Se l’«eterno candidato» Guillermo Lasso è riuscito a conquistare la presidenza dell’Ecuador partendo appena dal 19% dei voti del primo turno – contro il 66% di quelli raccolti dai tre candidati variamente identificati con la sinistra, Andrés Arauz, Yaku Pérez e Xavier Hervas –, non sarà facile per lui garantire la continuità delle misure neoliberiste.

Non è un via libera a tali politiche ciò che è emerso dal voto di domenica, giocato sull’alternativa non tra neoliberismo e anti-neoliberismo, ma piuttosto tra correismo e anti-correismo. Ma soprattutto, nell’Assemblea nazionale che si insedierà il 14 maggio, le tre forze che si autodefiniscono di sinistra, divise durante il processo elettorale, potranno trovare un punto di incontro proprio nell’opposizione alle misure annunciate dal banchiere, che potrà contare solo su 31 seggi contro i 49 dell’Unión por la Esperanza di Arauz e i 45 dell’alleanza tra Pachakutik e Izquierda Democrática.

GRANDI SFIDE si aprono in particolare per il movimento indigeno, deciso a proporsi come la «nuova sinistra», una «terza via» rispetto al correismo e al neoliberismo, come emerso dal forte seguito incontrato dalla proposta del «voto nullo ideologico» avanzata dalla Conaie e dal suo braccio politico Pachakutik: non solo per protesta contro il rifiuto da parte del Consiglio nazionale elettorale di procedere al riconteggio delle schede contestate dal candidato indigeno Pérez, ma anche per la distanza dai programmi dei due candidati al ballottaggio.
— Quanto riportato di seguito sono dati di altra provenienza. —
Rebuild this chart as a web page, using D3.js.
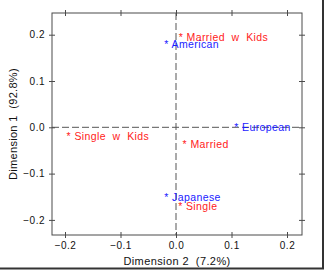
<!DOCTYPE html>
<html><head><meta charset="utf-8">
<script src="https://cdn.jsdelivr.net/npm/d3@7"></script>
<style>
html,body{margin:0;padding:0;background:#fff;}
svg{display:block;font-family:"Liberation Sans",Arial,sans-serif;}
</style></head>
<body>
<svg id="c" width="325" height="270"></svg>
<script>
const labels = ["Married  w  Kids", "American", "European", "Single  w  Kids", "Married", "Japanese", "Single"];
const dim2 = [0.009, -0.017, 0.109, -0.193, 0.016, -0.017, 0.008];
const dim1 = [0.200, 0.184, 0.004, -0.014, -0.032, -0.147, -0.165];
const groups = ["row", "col", "col", "row", "row", "col", "row"];
const xTicks = [-0.2, -0.1, 0.0, 0.1, 0.2];
const yTicks = [-0.2, -0.1, 0.0, 0.1, 0.2];
const xTitle = "Dimension 2  (7.2%)";
const yTitle = "Dimension 1  (92.8%)";

const svg = d3.select("#c");
const L = 52, R = 302, T = 13, B = 235;
const x = d3.scaleLinear().domain([(L-176)/555, (R-176)/555]).range([L, R]);
const y = d3.scaleLinear().domain([(127.3-B)/463, (127.3-T)/463]).range([B, T]);
const color = d3.scaleOrdinal().domain(["row","col"]).range(["#ff1a1a","#1a1aff"]);
const fmt = d3.format(".1f");
const frameCol = "#4a4a4a";

// zero reference lines
svg.append("line").attr("x1", L).attr("x2", R).attr("y1", y(0)).attr("y2", y(0))
  .attr("stroke", "#555").attr("stroke-width", 1).attr("stroke-dasharray", "7,3");
svg.append("line").attr("x1", x(0)).attr("x2", x(0)).attr("y1", T).attr("y2", B)
  .attr("stroke", "#555").attr("stroke-width", 1).attr("stroke-dasharray", "7,3");

// axes
const tk = 3;
const axB = svg.append("g").attr("transform", `translate(0,${B})`)
  .call(d3.axisBottom(x).tickValues(xTicks).tickFormat(fmt).tickSizeInner(tk).tickSizeOuter(0).tickPadding(4));
const axL = svg.append("g").attr("transform", `translate(${L},0)`)
  .call(d3.axisLeft(y).tickValues(yTicks).tickFormat(fmt).tickSizeInner(tk).tickSizeOuter(0).tickPadding(4));
const axT = svg.append("g").attr("transform", `translate(0,${T})`)
  .call(d3.axisTop(x).tickValues(xTicks).tickFormat("").tickSizeInner(tk).tickSizeOuter(0));
const axR = svg.append("g").attr("transform", `translate(${R},0)`)
  .call(d3.axisRight(y).tickValues(yTicks).tickFormat("").tickSizeInner(tk).tickSizeOuter(0));
[axB, axL, axT, axR].forEach(a => {
  a.select(".domain").remove();
  a.selectAll(".tick line").attr("stroke", frameCol);
  a.selectAll("text").attr("font-family", "Liberation Sans, Arial, sans-serif")
    .attr("font-size", "10px").attr("letter-spacing", "0.5px").attr("fill", "#111");
});
// inward tick parts
axB.selectAll(".tick line").attr("y1", -tk);
axT.selectAll(".tick line").attr("y1", tk);
axL.selectAll(".tick line").attr("x1", tk);
axR.selectAll(".tick line").attr("x1", -tk);

// frame
svg.append("rect").attr("x", L).attr("y", T).attr("width", R-L).attr("height", B-T)
  .attr("fill", "none").attr("stroke", frameCol).attr("stroke-width", 1);

// points as asterisks with labels
const data = labels.map((l, i) => ({label: l, x: dim2[i], y: dim1[i], g: groups[i]}));
svg.append("g").selectAll("text").data(data).join("text")
  .attr("x", d => x(d.x) - 2.3)
  .attr("y", d => y(d.y) + 6)
  .attr("fill", d => color(d.g))
  .attr("font-size", "10.5px")
  .attr("letter-spacing", "0.4px")
  .attr("xml:space", "preserve")
  .style("white-space", "pre")
  .text(d => "* " + d.label);

// axis titles
svg.append("text").attr("x", (L+R)/2).attr("y", 265).attr("text-anchor", "middle")
  .attr("font-size", "11px").attr("letter-spacing", "0.4px").attr("fill", "#111")
  .style("white-space", "pre").text(xTitle);
svg.append("text").attr("transform", `translate(17,${(T+B)/2}) rotate(-90)`)
  .attr("text-anchor", "middle")
  .attr("font-size", "11px").attr("letter-spacing", "0.3px").attr("fill", "#111")
  .style("white-space", "pre").text(yTitle);

// image border (right & bottom)
svg.append("line").attr("x1", 323).attr("x2", 323).attr("y1", 0).attr("y2", 269)
  .attr("stroke", "#333").attr("stroke-width", 2);
svg.append("line").attr("x1", 0).attr("x2", 324).attr("y1", 268.5).attr("y2", 268.5)
  .attr("stroke", "#333").attr("stroke-width", 2);
</script>
</body></html>
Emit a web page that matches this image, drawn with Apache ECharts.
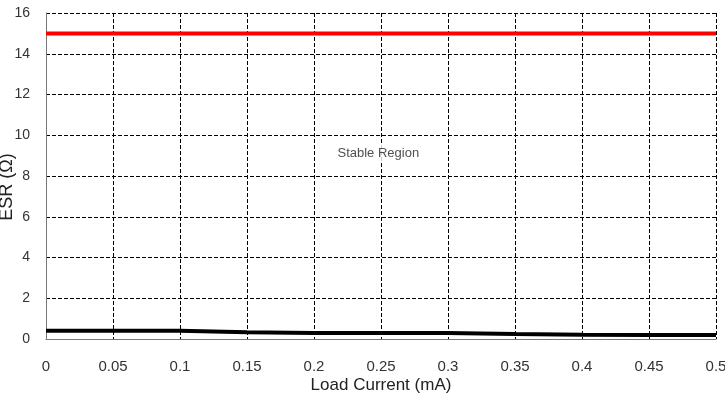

«Io non ordino né dispongo, fate quello che la vostra coscienza vi detta», aveva dichiarato Pérez prima del secondo turno, precisando però di non confidare né in Arauz né in Lasso. E in molti lo hanno seguito: più di un milione e 750mila le schede nulle, oltre il 16%, mai così tante nella storia del paese. E sufficienti a superare, per esempio, i voti ottenuti da Arauz in quattro province della Sierra (Cotopaxi, Tungurahua, Bolívar y Chimborazo) e in Azuay.

Ciò malgrado la scelta controcorrente a favore di Arauz del presidente della Conaie Jaime Vargas e da una parte dei popoli indigeni dell’Amazzonia ecuadoriana. La scelta è costata a Vargas l’espulsione da Pachakutik, insieme alla candidata a vice di Pérez, Virna Cerdeño, che aveva invece espresso il suo sostegno a Lasso.

SCONGIURATA una più grave spaccatura all’interno del movimento indigeno – anche Leonidas Iza, il leader delle grandi proteste anti-governative dell’ottobre 2019, si è espresso per il voto nullo – Pachakutik si appresta ad affermare in parlamento, in alleanza con Izquierda Democrática, la propria agenda programmatica.

Cominciando dal no alle privatizzazioni delle imprese strategiche, del sistema di salute e della banca pubblica per finire con il graduale superamento del modello estrattivista, ottimizzando lo sfruttamento petrolifero già in corso ma bloccando nuove concessioni.